With a stabbing death earlier this week now confirmed as Edmonton's 36th homicide of the year, the number continues to inch closer to the 2016 total.
The 42 homicides seen last year were the highest since 2012, when 30 were recorded.
The record year remains 2011, when police dealt with 48 homicide cases.
"I can almost guarantee that this is not necessarily a trend," said Sandy Jung, an associate professor of psychology at MacEwan University.
She said experts would have to study statistics from the past 10 to 15 years to determine whether Edmonton's homicide rate is a trend.
"I think what we're going to find is that there's just a lot of factors that played among each other that somehow worked this way," Jung said.

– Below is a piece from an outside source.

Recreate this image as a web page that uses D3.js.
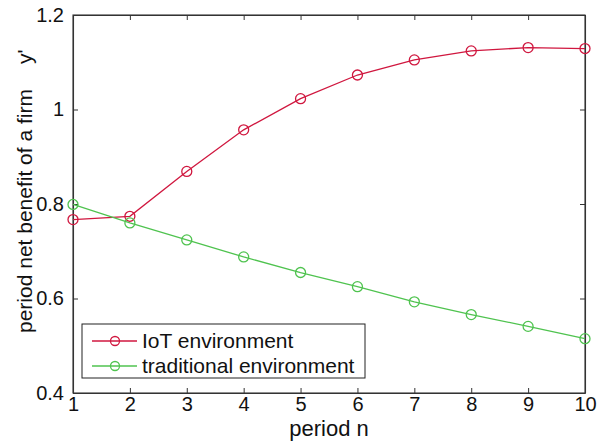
<!DOCTYPE html>
<html>
<head>
<meta charset="utf-8">
<script src="https://cdn.jsdelivr.net/npm/d3@7"></script>
<style>
  body { margin: 0; background: #fff; }
  svg { font-family: "Liberation Sans", Arial, sans-serif; }
</style>
</head>
<body>
<svg id="chart" width="603" height="444"></svg>
<script>
// data
const periods = [1, 2, 3, 4, 5, 6, 7, 8, 9, 10]
const iotValues = [0.767, 0.774, 0.869, 0.957, 1.023, 1.073, 1.105, 1.124, 1.131, 1.129]
const tradValues = [0.799, 0.760, 0.724, 0.688, 0.655, 0.625, 0.593, 0.566, 0.541, 0.515]
const seriesNames = ['IoT environment', 'traditional environment']
const yTicks = [0.4, 0.6, 0.8, 1, 1.2]

const margin = { top: 15, right: 18, bottom: 51, left: 73 }
const W = 603, H = 444
const w = W - margin.left - margin.right
const h = H - margin.top - margin.bottom

const red = '#d0173f'
const green = '#4fc34f'

const svg = d3.select('#chart')
const g = svg.append('g')
  .attr('transform', `translate(${margin.left},${margin.top})`)

const x = d3.scaleLinear().domain([1, 10]).range([0, w])
const y = d3.scaleLinear().domain([0.4, 1.2]).range([h, 0])

// axes, ticks pointing inward on every side
const tickLen = 5
g.append('g')
  .attr('transform', `translate(0,${h})`)
  .call(d3.axisBottom(x).tickValues(periods).tickFormat(d3.format('d')).tickSizeInner(-tickLen).tickSizeOuter(0).tickPadding(4))
  .attr('class', 'ax')
g.append('g')
  .call(d3.axisTop(x).tickValues(periods).tickFormat('').tickSizeInner(-tickLen).tickSizeOuter(0))
  .attr('class', 'ax')
g.append('g')
  .call(d3.axisLeft(y).tickValues(yTicks).tickFormat(d => d3.format('')(d)).tickSizeInner(-tickLen).tickSizeOuter(0).tickPadding(9))
  .attr('class', 'ax')
g.append('g')
  .attr('transform', `translate(${w},0)`)
  .call(d3.axisRight(y).tickValues(yTicks).tickFormat('').tickSizeInner(-tickLen).tickSizeOuter(0))
  .attr('class', 'ax')

g.selectAll('.ax .domain').attr('stroke', '#333').attr('stroke-width', 1.1)
g.selectAll('.ax .tick line').attr('stroke', '#333').attr('stroke-width', 1)
g.selectAll('.ax .tick text')
  .attr('fill', '#111')
  .style('font-size', '20px')
  .style('font-family', '"Liberation Sans", Arial, sans-serif')

// box
g.append('rect')
  .attr('width', w).attr('height', h)
  .attr('fill', 'none').attr('stroke', '#333').attr('stroke-width', 1.1)

// series
const series = [
  { name: seriesNames[0], values: iotValues, color: red },
  { name: seriesNames[1], values: tradValues, color: green }
]

const line = d3.line()
  .x((d, i) => x(periods[i]))
  .y(d => y(d))

series.forEach(s => {
  g.append('path')
    .datum(s.values)
    .attr('fill', 'none')
    .attr('stroke', s.color)
    .attr('stroke-width', 1.3)
    .attr('d', line)

  g.selectAll(null)
    .data(s.values)
    .enter()
    .append('circle')
    .attr('cx', (d, i) => x(periods[i]))
    .attr('cy', d => y(d))
    .attr('r', 5)
    .attr('fill', 'none')
    .attr('stroke', s.color)
    .attr('stroke-width', 1.3)
})

// axis labels
svg.append('text')
  .attr('x', margin.left + w / 2)
  .attr('y', 436)
  .attr('text-anchor', 'middle')
  .style('font-size', '22px')
  .attr('fill', '#111')
  .text('period n')

svg.append('text')
  .attr('transform', 'translate(32,333) rotate(-90)')
  .attr('text-anchor', 'start')
  .style('font-size', '21px')
  .attr('fill', '#111')
  .text('period net benefit of a firm')

svg.append('text')
  .attr('transform', 'translate(32,64) rotate(-90)')
  .attr('text-anchor', 'start')
  .style('font-size', '21px')
  .attr('fill', '#111')
  .text("y'")

// legend
const legend = svg.append('g').attr('transform', 'translate(82,324)')
legend.append('rect')
  .attr('width', 283).attr('height', 54)
  .attr('fill', '#fff').attr('stroke', '#222').attr('stroke-width', 1)

series.forEach((s, i) => {
  const row = legend.append('g').attr('transform', `translate(0,${17 + i * 25})`)
  row.append('line')
    .attr('x1', 10).attr('x2', 55)
    .attr('stroke', s.color).attr('stroke-width', 1.3)
  row.append('circle')
    .attr('cx', 33).attr('r', 4.5)
    .attr('fill', 'none').attr('stroke', s.color).attr('stroke-width', 1.3)
  row.append('text')
    .attr('x', 60).attr('y', 7)
    .style('font-size', '21px')
    .attr('fill', '#111')
    .text(s.name)
})
</script>
</body>
</html>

There's no way to predict how the year will end or what next year will look like, she said.
Jung said Edmonton's growing population, including the influx of people moving south after the Fort McMurray fires, as well as an increase in alcohol use may add to the crimes.
Keith Spencer, a former University of Alberta criminologist, argues Edmonton's young and single demographic is a factor in the homicide cases, as well as gangs competing for drug and prostitution business.
He said the rate doesn't necessarily make the city a more dangerous place to live for most people.
"What we know about murder generally is that it usually is something that occurs between people who know each other," he said. "They knew the killer and they were in a relationship with that person, either in the drug business or socially or whatever."
Edmonton police are investigating another suspicious death from Monday, when a man was found dead in a residence near 111th Avenue and 94th Street.